Photo by Michael Buckelew

Photo by Michael Buckelew

BRASELTON -- Five tons of merlot is slowly fermenting in seven large, white containers inside the Chateau Elan Winery.

On Monday, Brian Womack and Eli Watson used large shovels to punch down the cap of grape skins that had formed on the surface of the fermenting wine. Punching down the cap -- mixing the skins with the deep, reddish purple, aromatic liquid -- extracts color and flavor from the grape skins. Winery employees will do this three times a day, even on weekends.

After the wine is fully fermented, it will be aged for six to eight months before it is filtered and then bottled. This particular wine won't be available for purchase until next fall.

Chateau Elan winemaker Karen Van der Vort believes this merlot will be the gold medal wine, the best to come out of this year's harvest at the Braselton winery.

"Isn't that pretty?" she said, watching Womack and Watson punch down the cap inside one of the large containers. "It almost makes me cry."

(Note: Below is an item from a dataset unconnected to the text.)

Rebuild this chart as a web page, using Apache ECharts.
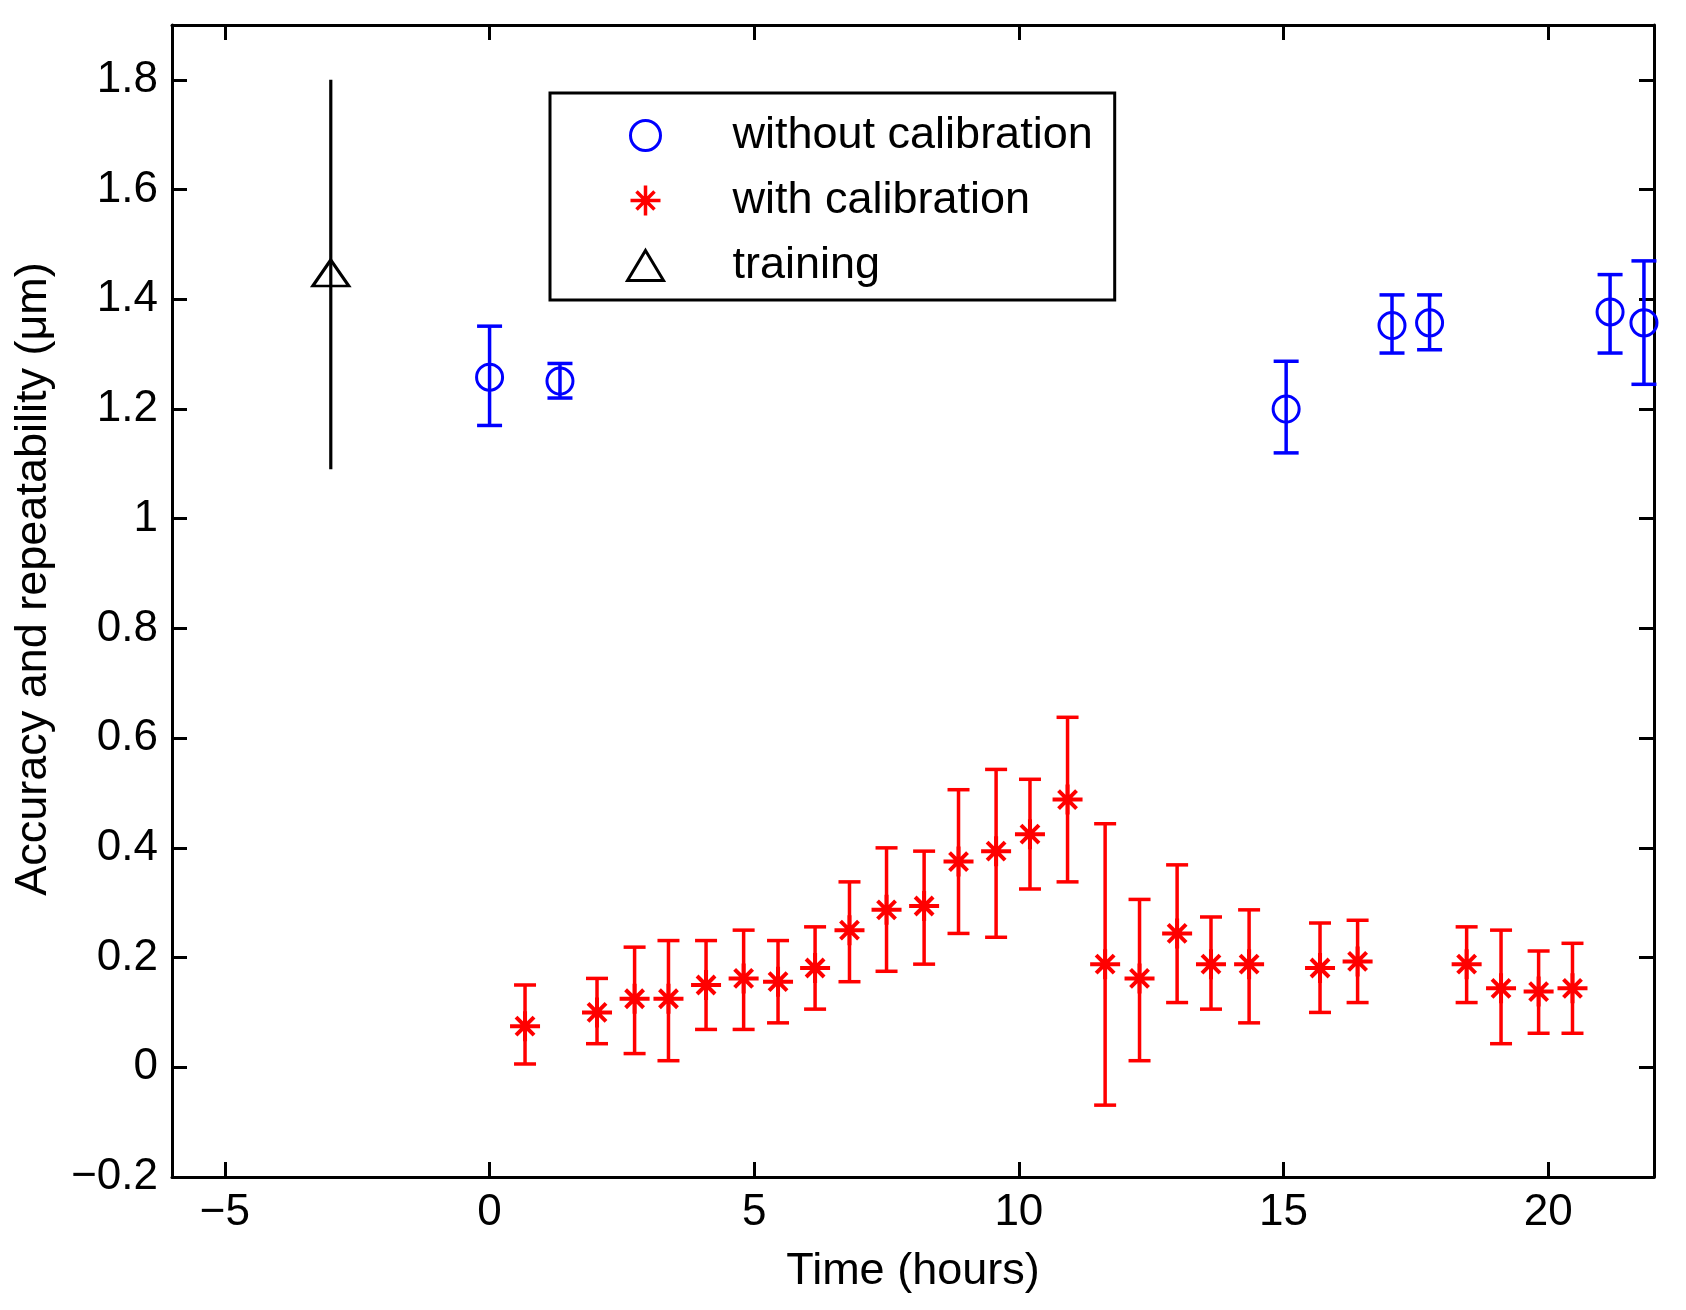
<!DOCTYPE html>
<html lang="en">
<head>
  <meta charset="UTF-8">
  <title>Accuracy and repeatability vs time</title>
  <script src="https://cdn.jsdelivr.net/npm/echarts@6.0.0/dist/echarts.min.js"></script>
  <style>
    body { margin: 0; background: #fff; }
    #chart { width: 1686px; height: 1310px; }
  </style>
</head>
<body>
<div id="chart"></div>
<script>
// training point (one point, no caps)
var trainHours = [-3];
var trainValue = [1.448];
var trainLow = [1.09];
var trainHigh = [1.80];

// without calibration (blue circles)
var rawHours = [0, 1.33, 15.05, 17.05, 17.76, 21.17, 21.81];
var rawValue = [1.258, 1.251, 1.200, 1.352, 1.357, 1.377, 1.357];
var rawLow   = [1.170, 1.220, 1.120, 1.302, 1.308, 1.302, 1.245];
var rawHigh  = [1.351, 1.283, 1.287, 1.408, 1.408, 1.445, 1.470];

// with calibration (red stars)
var calHours = [0.67, 2.03, 2.74, 3.38, 4.09, 4.80, 5.45, 6.15, 6.80, 7.50, 8.21, 8.86, 9.57,
                10.21, 10.92, 11.63, 12.28, 12.99, 13.63, 14.35, 15.69, 16.40, 18.46, 19.11, 19.82, 20.46];
var calValue = [0.075, 0.100, 0.125, 0.125, 0.150, 0.162, 0.156, 0.181, 0.250, 0.287, 0.294, 0.375, 0.394,
                0.425, 0.488, 0.188, 0.162, 0.244, 0.188, 0.188, 0.181, 0.193, 0.188, 0.144, 0.138, 0.144];
var calLow   = [0.006, 0.043, 0.025, 0.012, 0.069, 0.069, 0.081, 0.106, 0.156, 0.175, 0.188, 0.244, 0.237,
                0.325, 0.338, -0.069, 0.012, 0.118, 0.106, 0.081, 0.100, 0.118, 0.118, 0.043, 0.062, 0.062];
var calHigh  = [0.150, 0.162, 0.219, 0.231, 0.231, 0.250, 0.231, 0.256, 0.338, 0.400, 0.394, 0.506, 0.543,
                0.525, 0.638, 0.444, 0.306, 0.369, 0.274, 0.287, 0.263, 0.268, 0.256, 0.250, 0.212, 0.226];

var FONT = '"Liberation Sans", Arial, Helvetica, sans-serif';
var STAR = 'path://M0,10L20,10M10,0L10,20M4,4L16,16M4,16L16,4';

function points(xs, ys) {
  return xs.map(function (x, i) { return [x, ys[i]]; });
}
function bars(xs, lo, hi) {
  return xs.map(function (x, i) { return [x, lo[i], hi[i]]; });
}
function minusSign(v) {
  return String(v).replace('-', '\u2212');
}

// error bar drawn through the axis scales
function errorBar(color, capWidth, lineWidth) {
  return function (params, api) {
    var x = api.value(0);
    var top = api.coord([x, api.value(2)]);
    var bot = api.coord([x, api.value(1)]);
    var style = { stroke: color, lineWidth: lineWidth };
    var kids = [{ type: 'line', shape: { x1: top[0], y1: top[1], x2: bot[0], y2: bot[1] }, style: style }];
    if (capWidth > 0) {
      var h = capWidth / 2;
      kids.push({ type: 'line', shape: { x1: top[0] - h, y1: top[1], x2: top[0] + h, y2: top[1] }, style: style });
      kids.push({ type: 'line', shape: { x1: bot[0] - h, y1: bot[1], x2: bot[0] + h, y2: bot[1] }, style: style });
    }
    return { type: 'group', children: kids };
  };
}

var axisLine = { show: true, onZero: false, lineStyle: { color: '#000', width: 3 } };
var axisTick = { show: true, inside: true, length: 15, lineStyle: { color: '#000', width: 3 } };

var chart = echarts.init(document.getElementById('chart'));
var option = {
  animation: false,
  backgroundColor: '#fff',
  textStyle: { fontFamily: FONT },
  grid: { left: 172, right: 32, top: 25, bottom: 133 },
  xAxis: [{
    type: 'value', position: 'bottom', min: -6, max: 22, splitNumber: 5,
    axisLine: axisLine, axisTick: axisTick, splitLine: { show: false },
    axisLabel: { fontSize: 44, color: '#000', fontFamily: FONT, margin: 14,
                 showMinLabel: false, showMaxLabel: false, formatter: minusSign },
    name: 'Time (hours)', nameLocation: 'middle', nameGap: 72,
    nameTextStyle: { fontSize: 45, color: '#000', fontFamily: FONT }
  }, {
    type: 'value', position: 'top', min: -6, max: 22, splitNumber: 5,
    axisLine: axisLine, axisTick: axisTick, splitLine: { show: false },
    axisLabel: { show: false }
  }],
  yAxis: [{
    type: 'value', position: 'left', min: -0.2, max: 1.9, interval: 0.2,
    axisLine: axisLine, axisTick: axisTick, splitLine: { show: false },
    axisLabel: { fontSize: 44, color: '#000', fontFamily: FONT, margin: 14,
                 showMaxLabel: false, formatter: minusSign },
    name: 'Accuracy and repeatability (\u03bcm)', nameLocation: 'middle', nameGap: 116,
    nameTextStyle: { fontSize: 45, color: '#000', fontFamily: FONT, padding: [0, 0, 0, 44] }
  }, {
    type: 'value', position: 'right', min: -0.2, max: 1.9, interval: 0.2,
    axisLine: axisLine, axisTick: axisTick, splitLine: { show: false },
    axisLabel: { show: false }
  }],
  legend: {
    orient: 'vertical', left: 550, top: 93,
    padding: [20, 22, 12, 76],
    itemWidth: 36, itemHeight: 30, itemGap: 20,
    borderColor: '#000', borderWidth: 3, backgroundColor: '#fff',
    selectedMode: false,
    textStyle: { fontSize: 45, color: '#000', fontFamily: FONT, padding: [0, 0, 0, 64] },
    data: [
      { name: 'without calibration', icon: 'circle',
        itemStyle: { color: 'transparent', borderColor: '#0000ff', borderWidth: 3 } },
      { name: 'with calibration', icon: STAR,
        itemStyle: { color: 'transparent', borderColor: '#ff0000', borderWidth: 3.5 } },
      { name: 'training', icon: 'triangle',
        itemStyle: { color: 'transparent', borderColor: '#000', borderWidth: 3 } }
    ]
  },
  series: [
    { type: 'custom', name: 'training bars', renderItem: errorBar('#000', 0, 3.2),
      data: bars(trainHours, trainLow, trainHigh), encode: { x: 0, y: [1, 2] }, z: 2 },
    { type: 'custom', name: 'raw bars', renderItem: errorBar('#0000ff', 25, 3.5),
      data: bars(rawHours, rawLow, rawHigh), encode: { x: 0, y: [1, 2] }, z: 2 },
    { type: 'custom', name: 'cal bars', renderItem: errorBar('#ff0000', 22, 3.5),
      data: bars(calHours, calLow, calHigh), encode: { x: 0, y: [1, 2] }, z: 2 },
    { type: 'scatter', name: 'without calibration', symbol: 'circle', symbolSize: 26,
      itemStyle: { color: 'transparent', borderColor: '#0000ff', borderWidth: 3, opacity: 1 },
      data: points(rawHours, rawValue), z: 3 },
    { type: 'scatter', name: 'with calibration', symbol: STAR, symbolSize: 30,
      itemStyle: { color: 'transparent', borderColor: '#ff0000', borderWidth: 4, opacity: 1 },
      data: points(calHours, calValue), z: 3 },
    { type: 'scatter', name: 'training', symbol: 'triangle', symbolSize: [36, 26],
      itemStyle: { color: 'transparent', borderColor: '#000', borderWidth: 3, opacity: 1 },
      data: points(trainHours, trainValue), z: 3 }
  ]
};
chart.setOption(option);
</script>
</body>
</html>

This year's harvest, which began in late August, is Van der Vort's first on the East Coast after more than 30 years spent as a winemaker in California. The Dacula resident took over as winemaker at Chateau Elan in March.

Last week's plucking of merlot and Viognier grapes was the final grape harvest of the season.

Along with the merlot, 10,000 gallons of muscadines are fermenting, as well as about 2,500 gallons of Viognier.

Chateau Elan produces 22 varietals, including Cabernet Sauvignon, Pinot Noir, Chardonnay, Riesling and several Muscadine wines.

"I really believe in drinking the wine in the state that you come from because you're supporting your state," Van der Vort said. "(This business) pays taxes, it goes to the state, it's agriculture, so a lot of that money stays in the state and I really do encourage people to drink Georgia wines."